Everything from the line containing "Rebuild this chart" through the line containing "const TCOLOR = '#444';" should be repeated exactly, and nothing else from the data.

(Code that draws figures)
--------------------

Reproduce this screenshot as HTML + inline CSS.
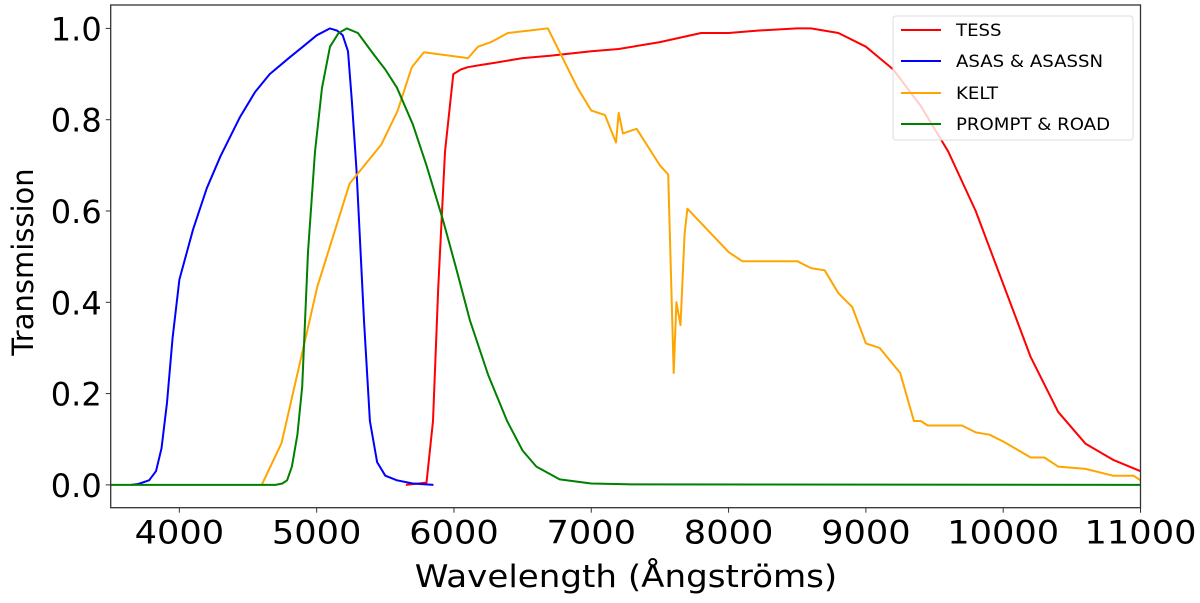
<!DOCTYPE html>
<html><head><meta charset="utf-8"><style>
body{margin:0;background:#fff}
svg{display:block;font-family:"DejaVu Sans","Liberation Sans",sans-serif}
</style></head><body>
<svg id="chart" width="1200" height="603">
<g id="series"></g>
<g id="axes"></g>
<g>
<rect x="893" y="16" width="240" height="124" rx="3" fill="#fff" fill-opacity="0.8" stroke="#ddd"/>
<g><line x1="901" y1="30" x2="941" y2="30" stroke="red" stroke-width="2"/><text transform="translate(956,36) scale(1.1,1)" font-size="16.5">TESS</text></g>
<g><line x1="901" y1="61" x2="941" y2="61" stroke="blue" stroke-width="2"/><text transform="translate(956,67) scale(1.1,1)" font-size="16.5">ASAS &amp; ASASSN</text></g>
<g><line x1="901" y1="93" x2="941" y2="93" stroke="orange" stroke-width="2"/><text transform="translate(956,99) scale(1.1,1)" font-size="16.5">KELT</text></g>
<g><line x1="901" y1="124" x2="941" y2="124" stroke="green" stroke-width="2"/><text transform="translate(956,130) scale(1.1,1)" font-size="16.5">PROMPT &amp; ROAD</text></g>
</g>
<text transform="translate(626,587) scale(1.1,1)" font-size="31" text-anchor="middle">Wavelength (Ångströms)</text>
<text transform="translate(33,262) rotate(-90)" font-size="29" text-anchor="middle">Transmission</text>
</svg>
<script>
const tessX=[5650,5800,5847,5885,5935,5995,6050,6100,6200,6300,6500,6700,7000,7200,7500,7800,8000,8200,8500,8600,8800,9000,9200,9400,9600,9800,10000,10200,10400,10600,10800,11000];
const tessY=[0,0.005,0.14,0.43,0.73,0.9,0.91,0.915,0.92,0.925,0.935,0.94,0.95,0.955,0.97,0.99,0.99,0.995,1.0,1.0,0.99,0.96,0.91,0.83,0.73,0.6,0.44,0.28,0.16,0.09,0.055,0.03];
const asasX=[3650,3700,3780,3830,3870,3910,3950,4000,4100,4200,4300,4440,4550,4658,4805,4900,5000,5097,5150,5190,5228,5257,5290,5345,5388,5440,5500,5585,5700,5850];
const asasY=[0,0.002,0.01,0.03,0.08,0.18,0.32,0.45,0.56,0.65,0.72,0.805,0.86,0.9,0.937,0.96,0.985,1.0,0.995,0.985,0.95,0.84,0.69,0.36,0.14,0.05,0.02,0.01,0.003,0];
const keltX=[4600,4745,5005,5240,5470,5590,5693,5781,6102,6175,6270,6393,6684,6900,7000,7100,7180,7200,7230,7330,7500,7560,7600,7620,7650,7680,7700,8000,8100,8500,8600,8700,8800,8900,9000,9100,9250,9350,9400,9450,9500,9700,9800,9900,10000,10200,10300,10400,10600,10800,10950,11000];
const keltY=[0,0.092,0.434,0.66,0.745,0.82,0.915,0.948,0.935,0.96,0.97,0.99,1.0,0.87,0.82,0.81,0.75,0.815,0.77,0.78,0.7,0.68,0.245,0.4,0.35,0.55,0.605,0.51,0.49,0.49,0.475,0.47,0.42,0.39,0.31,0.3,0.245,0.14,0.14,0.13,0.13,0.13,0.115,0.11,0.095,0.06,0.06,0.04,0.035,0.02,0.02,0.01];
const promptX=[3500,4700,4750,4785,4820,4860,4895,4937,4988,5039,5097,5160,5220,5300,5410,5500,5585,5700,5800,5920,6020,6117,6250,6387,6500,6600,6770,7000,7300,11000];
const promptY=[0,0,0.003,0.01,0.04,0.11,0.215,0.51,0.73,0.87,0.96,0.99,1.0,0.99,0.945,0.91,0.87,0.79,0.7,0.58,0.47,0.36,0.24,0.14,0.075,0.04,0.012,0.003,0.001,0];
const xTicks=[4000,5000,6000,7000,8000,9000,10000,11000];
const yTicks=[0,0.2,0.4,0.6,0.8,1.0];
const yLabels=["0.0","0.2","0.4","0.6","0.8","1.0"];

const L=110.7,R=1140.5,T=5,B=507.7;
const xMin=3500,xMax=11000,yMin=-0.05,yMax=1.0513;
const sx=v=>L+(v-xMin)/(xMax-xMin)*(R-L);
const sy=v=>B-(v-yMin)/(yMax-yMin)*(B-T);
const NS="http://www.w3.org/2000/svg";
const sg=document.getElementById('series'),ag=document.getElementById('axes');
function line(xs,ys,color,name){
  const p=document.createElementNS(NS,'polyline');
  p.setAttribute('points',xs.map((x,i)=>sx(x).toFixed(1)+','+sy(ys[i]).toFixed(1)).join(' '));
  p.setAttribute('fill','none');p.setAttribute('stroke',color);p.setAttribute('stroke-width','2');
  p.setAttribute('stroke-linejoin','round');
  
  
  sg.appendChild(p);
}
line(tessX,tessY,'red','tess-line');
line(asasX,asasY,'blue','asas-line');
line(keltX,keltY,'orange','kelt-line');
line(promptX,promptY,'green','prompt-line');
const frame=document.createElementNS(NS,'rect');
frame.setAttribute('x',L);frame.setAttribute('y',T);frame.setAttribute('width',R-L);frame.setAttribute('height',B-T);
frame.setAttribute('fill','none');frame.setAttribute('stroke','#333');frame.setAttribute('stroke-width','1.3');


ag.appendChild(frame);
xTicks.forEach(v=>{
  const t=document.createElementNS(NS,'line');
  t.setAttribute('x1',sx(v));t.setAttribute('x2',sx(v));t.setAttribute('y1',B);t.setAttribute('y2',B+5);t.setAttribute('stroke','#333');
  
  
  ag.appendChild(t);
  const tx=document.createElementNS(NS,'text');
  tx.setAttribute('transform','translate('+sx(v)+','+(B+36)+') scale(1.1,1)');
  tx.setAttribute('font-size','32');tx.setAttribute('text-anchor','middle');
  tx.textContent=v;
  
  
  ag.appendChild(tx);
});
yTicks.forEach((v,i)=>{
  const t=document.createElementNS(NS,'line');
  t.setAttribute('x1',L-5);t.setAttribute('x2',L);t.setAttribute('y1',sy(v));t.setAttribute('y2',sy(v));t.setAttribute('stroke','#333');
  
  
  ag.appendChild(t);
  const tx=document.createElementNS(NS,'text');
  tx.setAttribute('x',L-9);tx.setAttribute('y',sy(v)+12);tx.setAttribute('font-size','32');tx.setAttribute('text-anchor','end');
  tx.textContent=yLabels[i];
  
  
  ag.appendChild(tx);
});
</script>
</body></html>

--------------------

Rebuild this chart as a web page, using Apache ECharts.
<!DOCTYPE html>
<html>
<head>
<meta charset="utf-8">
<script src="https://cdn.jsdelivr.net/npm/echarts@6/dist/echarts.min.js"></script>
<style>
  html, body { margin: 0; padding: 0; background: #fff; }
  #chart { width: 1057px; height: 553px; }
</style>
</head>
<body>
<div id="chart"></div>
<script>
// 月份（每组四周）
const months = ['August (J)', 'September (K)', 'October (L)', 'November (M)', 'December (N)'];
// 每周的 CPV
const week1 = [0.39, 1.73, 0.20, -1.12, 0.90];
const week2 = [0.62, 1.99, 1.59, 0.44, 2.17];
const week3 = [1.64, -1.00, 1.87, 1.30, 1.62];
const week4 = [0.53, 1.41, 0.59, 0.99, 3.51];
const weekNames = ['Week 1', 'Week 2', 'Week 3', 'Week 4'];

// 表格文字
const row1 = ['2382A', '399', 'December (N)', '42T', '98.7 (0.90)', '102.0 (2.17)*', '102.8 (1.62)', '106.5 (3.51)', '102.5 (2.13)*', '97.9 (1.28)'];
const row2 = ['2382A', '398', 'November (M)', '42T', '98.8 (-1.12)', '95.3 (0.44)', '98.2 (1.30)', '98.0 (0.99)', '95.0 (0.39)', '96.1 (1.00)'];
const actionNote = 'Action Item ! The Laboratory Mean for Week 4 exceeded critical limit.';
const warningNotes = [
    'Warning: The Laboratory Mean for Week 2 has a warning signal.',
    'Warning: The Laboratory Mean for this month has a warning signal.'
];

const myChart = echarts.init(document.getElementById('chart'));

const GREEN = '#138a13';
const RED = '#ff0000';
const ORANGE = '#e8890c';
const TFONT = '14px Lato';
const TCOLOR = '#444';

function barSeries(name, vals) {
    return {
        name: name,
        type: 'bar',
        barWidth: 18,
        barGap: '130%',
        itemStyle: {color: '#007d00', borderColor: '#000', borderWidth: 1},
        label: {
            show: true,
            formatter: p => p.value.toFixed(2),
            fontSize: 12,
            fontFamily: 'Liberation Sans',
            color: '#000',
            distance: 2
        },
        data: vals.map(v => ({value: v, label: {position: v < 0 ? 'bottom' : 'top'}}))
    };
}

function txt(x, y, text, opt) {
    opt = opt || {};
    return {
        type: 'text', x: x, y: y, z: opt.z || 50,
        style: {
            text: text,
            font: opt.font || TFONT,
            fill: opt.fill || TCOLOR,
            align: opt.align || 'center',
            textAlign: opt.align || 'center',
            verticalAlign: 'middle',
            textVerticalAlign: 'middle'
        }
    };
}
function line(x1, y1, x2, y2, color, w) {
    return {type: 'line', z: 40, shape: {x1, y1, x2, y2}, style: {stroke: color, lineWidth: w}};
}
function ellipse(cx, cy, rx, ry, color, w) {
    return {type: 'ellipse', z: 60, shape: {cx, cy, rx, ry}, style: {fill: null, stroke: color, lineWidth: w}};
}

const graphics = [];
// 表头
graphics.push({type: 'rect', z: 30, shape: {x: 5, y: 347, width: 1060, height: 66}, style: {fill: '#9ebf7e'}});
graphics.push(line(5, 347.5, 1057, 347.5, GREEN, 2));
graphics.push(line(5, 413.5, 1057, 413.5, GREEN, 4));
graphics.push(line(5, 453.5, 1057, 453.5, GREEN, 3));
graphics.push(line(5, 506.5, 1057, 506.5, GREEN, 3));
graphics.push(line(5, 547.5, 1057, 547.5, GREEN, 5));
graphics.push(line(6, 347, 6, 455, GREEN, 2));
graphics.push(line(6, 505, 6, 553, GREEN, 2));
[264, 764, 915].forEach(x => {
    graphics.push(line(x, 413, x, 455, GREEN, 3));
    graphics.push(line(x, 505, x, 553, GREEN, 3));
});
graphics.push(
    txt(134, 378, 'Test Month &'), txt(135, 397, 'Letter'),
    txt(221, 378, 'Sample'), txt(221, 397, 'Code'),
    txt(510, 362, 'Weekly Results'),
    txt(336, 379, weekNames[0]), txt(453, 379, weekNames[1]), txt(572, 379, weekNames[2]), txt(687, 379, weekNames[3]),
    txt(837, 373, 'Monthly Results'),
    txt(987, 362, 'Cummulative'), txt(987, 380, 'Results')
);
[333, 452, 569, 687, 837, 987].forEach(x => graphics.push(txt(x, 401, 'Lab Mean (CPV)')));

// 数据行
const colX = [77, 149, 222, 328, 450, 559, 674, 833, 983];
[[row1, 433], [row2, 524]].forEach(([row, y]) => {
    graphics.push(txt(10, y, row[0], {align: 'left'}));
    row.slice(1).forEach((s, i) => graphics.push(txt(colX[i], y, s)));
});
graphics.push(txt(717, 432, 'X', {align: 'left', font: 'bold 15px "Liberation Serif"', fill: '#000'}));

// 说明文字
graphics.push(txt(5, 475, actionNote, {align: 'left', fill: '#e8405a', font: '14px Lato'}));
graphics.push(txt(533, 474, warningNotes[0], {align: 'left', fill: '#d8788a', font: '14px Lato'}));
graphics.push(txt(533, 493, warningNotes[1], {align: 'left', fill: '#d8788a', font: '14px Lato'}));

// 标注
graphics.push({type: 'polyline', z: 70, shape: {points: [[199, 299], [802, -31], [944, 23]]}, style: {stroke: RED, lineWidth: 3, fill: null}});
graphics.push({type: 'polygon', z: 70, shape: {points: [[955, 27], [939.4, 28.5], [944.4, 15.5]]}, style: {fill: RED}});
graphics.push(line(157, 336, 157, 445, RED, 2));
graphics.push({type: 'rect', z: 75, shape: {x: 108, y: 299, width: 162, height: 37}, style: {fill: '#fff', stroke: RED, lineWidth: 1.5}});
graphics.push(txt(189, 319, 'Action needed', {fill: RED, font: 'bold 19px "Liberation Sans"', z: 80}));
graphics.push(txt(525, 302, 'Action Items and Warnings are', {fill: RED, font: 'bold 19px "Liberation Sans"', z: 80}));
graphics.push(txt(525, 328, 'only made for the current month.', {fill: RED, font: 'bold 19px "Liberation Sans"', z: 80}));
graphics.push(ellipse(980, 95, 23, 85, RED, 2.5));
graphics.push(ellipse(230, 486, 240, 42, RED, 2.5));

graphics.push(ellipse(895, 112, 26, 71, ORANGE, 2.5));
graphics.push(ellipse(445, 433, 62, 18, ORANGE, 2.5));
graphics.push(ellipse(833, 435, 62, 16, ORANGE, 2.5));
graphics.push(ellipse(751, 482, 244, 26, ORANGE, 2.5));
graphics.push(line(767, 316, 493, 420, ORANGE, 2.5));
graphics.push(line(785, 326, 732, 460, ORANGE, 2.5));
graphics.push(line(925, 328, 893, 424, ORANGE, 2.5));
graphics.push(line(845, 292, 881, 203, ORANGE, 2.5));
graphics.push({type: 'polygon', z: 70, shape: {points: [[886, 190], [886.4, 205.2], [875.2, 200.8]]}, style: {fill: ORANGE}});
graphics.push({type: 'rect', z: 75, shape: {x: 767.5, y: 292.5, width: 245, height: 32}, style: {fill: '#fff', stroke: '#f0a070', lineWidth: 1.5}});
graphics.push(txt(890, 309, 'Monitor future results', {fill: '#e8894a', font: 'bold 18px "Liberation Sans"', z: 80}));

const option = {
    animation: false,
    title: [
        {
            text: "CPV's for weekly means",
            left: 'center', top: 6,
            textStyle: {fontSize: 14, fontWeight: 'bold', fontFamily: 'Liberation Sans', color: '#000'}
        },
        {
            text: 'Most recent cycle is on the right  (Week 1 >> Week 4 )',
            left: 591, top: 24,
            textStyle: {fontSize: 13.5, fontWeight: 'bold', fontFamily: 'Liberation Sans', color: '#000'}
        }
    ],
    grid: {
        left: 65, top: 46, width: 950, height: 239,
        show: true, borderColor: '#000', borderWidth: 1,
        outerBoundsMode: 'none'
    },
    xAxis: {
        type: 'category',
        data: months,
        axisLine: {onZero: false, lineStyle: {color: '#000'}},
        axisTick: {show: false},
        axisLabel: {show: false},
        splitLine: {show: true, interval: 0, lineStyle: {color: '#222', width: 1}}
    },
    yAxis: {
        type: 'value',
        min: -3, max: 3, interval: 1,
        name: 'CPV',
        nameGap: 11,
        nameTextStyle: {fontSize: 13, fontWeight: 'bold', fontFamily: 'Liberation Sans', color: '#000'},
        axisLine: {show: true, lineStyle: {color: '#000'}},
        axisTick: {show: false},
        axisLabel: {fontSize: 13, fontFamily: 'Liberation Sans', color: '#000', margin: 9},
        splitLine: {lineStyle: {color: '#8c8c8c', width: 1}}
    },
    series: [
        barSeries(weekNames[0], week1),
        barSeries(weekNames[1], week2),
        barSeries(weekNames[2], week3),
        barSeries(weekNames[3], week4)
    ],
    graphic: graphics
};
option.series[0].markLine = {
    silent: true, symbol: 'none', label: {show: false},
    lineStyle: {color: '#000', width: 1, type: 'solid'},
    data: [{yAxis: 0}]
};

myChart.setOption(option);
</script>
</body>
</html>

--------------------

Answer to the task
Rebuild this chart as a web page, using Apache ECharts.
<!DOCTYPE html>
<html>
<head>
<meta charset="utf-8">
<script src="https://cdn.jsdelivr.net/npm/echarts@6/dist/echarts.min.js"></script>
<style>
  html, body { margin: 0; padding: 0; background: #fff; }
  #chart { width: 1057px; height: 553px; }
</style>
</head>
<body>
<div id="chart"></div>
<script>
// 月份（每组四周）
const months = ['August (J)', 'September (K)', 'October (L)', 'November (M)', 'December (N)'];
// 每周的 CPV
const week1 = [0.39, 1.73, 0.20, -1.12, 0.90];
const week2 = [0.62, 1.99, 1.59, 0.44, 2.17];
const week3 = [1.64, -1.00, 1.87, 1.30, 1.62];
const week4 = [0.53, 1.41, 0.59, 0.99, 3.51];
const weekNames = ['Week 1', 'Week 2', 'Week 3', 'Week 4'];

// 表格文字
const row1 = ['2382A', '399', 'December (N)', '42T', '98.7 (0.90)', '102.0 (2.17)*', '102.8 (1.62)', '106.5 (3.51)', '102.5 (2.13)*', '97.9 (1.28)'];
const row2 = ['2382A', '398', 'November (M)', '42T', '98.8 (-1.12)', '95.3 (0.44)', '98.2 (1.30)', '98.0 (0.99)', '95.0 (0.39)', '96.1 (1.00)'];
const actionNote = 'Action Item ! The Laboratory Mean for Week 4 exceeded critical limit.';
const warningNotes = [
    'Warning: The Laboratory Mean for Week 2 has a warning signal.',
    'Warning: The Laboratory Mean for this month has a warning signal.'
];

const myChart = echarts.init(document.getElementById('chart'));

const GREEN = '#138a13';
const RED = '#ff0000';
const ORANGE = '#e8890c';
const TFONT = '14px Lato';
const TCOLOR = '#444';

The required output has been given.